I know many of you think poorly of her from her behavior on the boards, but that’s not her. Well, that’s not her sober at any rate, which she has been for 5 or 6 months now. She’s really just a sweet confused girl who needs to get some stuff straightened out for herself before getting into a serious relationship.

And evilbeth, I would call, but I don’t get home from work anymore till about 12:30am central time. IIRC, you’re an hour ahead of me, and I don’t know how late I can make calls there.

[sub][cover my ass][/sub]
Actually, I had no idea she was a poster and I meant no personal insult to anyone.[sub][/cover my ass][/sub] I just know how I felt after comiong home to a ring and a note. Glad to hear you’re doing good though, both of you.

Oh damn, well that deserves a Ding, dong, the Bitch is gone party!

We did that the first time I borke up with a fiance, the now-infamous Jennifer. She lived with her mother and son before moving in with me. After about a year and a half of us living together, she said she wanted some time alone, just her and the boy. That made sense to me, because with her mother around Jennifer never had time to really form a good nother-son bound with him. So I talked with my parents and agreed to move out for a month so they can have some time alone.

I was out of the apartment for 3 days when I got the phone call explaining how she thinks she should see other people. Two weeks later, another guy had moved into the apartment.

I never got all my stuff back.

And while I’m speaking fo the Bitch, my friend Tim (who took me out the night she dumped the news on me) is a stand-up comedian. He was performing at a place downtown called Laugh Tracks and ran into Jennifer over the weekend.
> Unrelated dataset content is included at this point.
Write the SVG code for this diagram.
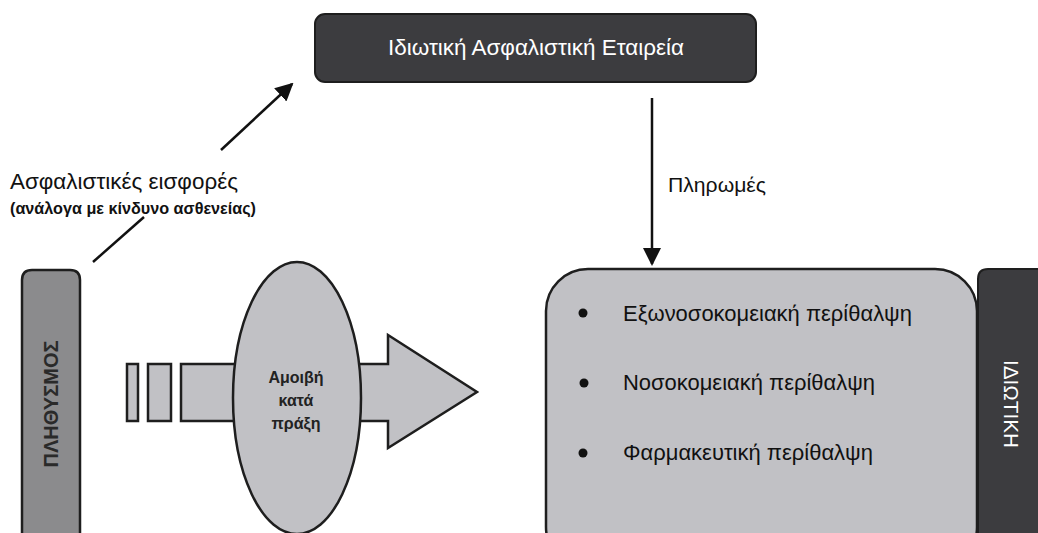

According to my friend Dave (who called me up because he thought I’d appreicate this story) Tim was going to be friendly, but she copped an attitude with him and just as he was about to leave her she said, in a very uppity bitchlike sort of way, “You should lose the moustache - it’s crooked.” To which Tim replied, “Well so are your tits but I was nice enough not to say anything about it.”

Nothing like having good friends to toss the ex a zinger in your absence.